On the facts presented, the supply of the distribution services by the Distributors satisfied all the requirements of section 9-5 of the GST Act for a taxable supply. As such, the supply was a taxable supply to the entity. The entity was liable to pay fees (including a Fee amount) to the Distributors in consideration for the supply of distribution services to it. The entity was registered for GST in its own personal capacity.
Accordingly, it must be determined whether the acquisitions of distribution services by the entity in its personal capacity were for a 'creditable purpose'.
Section 11-15 of the GST Act defines the meaning of 'creditable purpose' as follows:
(1) You acquire a thing for a creditable purpose to the extent that you acquire it in carrying on your enterprise.
(2) However, you do not acquire the thing for a creditable purpose to the extent that:
(a) the acquisition relates to making supplies that would be input taxed; or
(b) the acquisition is of a private or domestic nature.
Subsection 11-15(1) of the GST Act requires that the entity acquires a thing in carrying on its enterprise. The acquisition must be made in the course of the activities that constitute the enterprise. An acquisition is made 'in carrying on your enterprise' if it is made for the purposes of that enterprise, but not if it is made for some other purpose.
Consequently, it is necessary to identify the activity or series of activities that constitute the enterprise to determine whether the acquisition is acquired in carrying on that enterprise.
The first step in determining the creditable purpose of an acquisition is therefore to establish a sufficient connection between the acquisition and the enterprise, such that it can be said that the acquisition was made 'in carrying on your enterprise'.

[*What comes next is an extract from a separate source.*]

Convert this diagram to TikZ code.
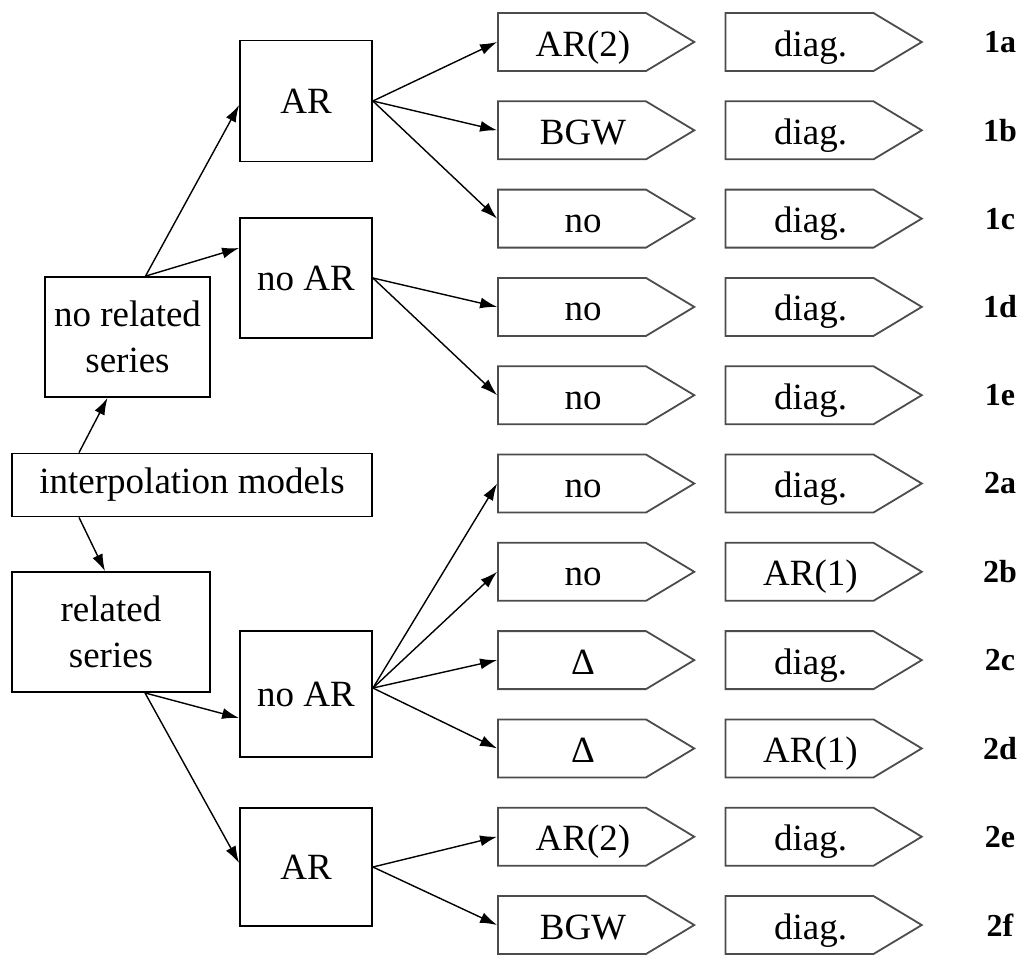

However, even if it is established that an acquisition is made in carrying on an enterprise under subsection 11-15(2) of the GST Act, paragraph 11-15(2)(a) of the GST Act will preclude it from being for a creditable purpose to the extent that it 'relates to' making input taxed supplies (such as financial supplies) or is of a private or domestic nature. The words 'relates to' in paragraph 11-15(2)(a) of the GST Act are wide in scope and an acquisition can either directly or indirectly relate to a supply. The result of this is that such an acquisition is not for a creditable purpose.
In this case, the entity in its personal capacity acquired the distribution services in order to provide trustee services to the Fund, as required under the Trust Deed. Therefore, we are of the view that these services were acquired by the entity in the course of carrying on its enterprise.
The acquisition of the distribution services by the entity, in its own corporate capacity, related to its supply of trustee services to the Fund. The provision of trustee services to the Fund was a taxable supply. As such, the acquisition did not relate to making supplies that would be input taxed. Moreover, the acquisition of distribution services by the entity was not of a private or domestic nature. Consequently, the acquisition was solely for a creditable purpose for the purposes of section 11-15 of the GST Act and paragraph 11-5(a) of the GST Act was satisfied.
As the requirements under section 11-5 of the GST Act were satisfied, the acquisition was a creditable acquisition. The entity (in its personal capacity) made a wholly creditable acquisition for the purposes of section 11-5 of the GST Act when it acquired services from a distributor for consideration which included a Fee component.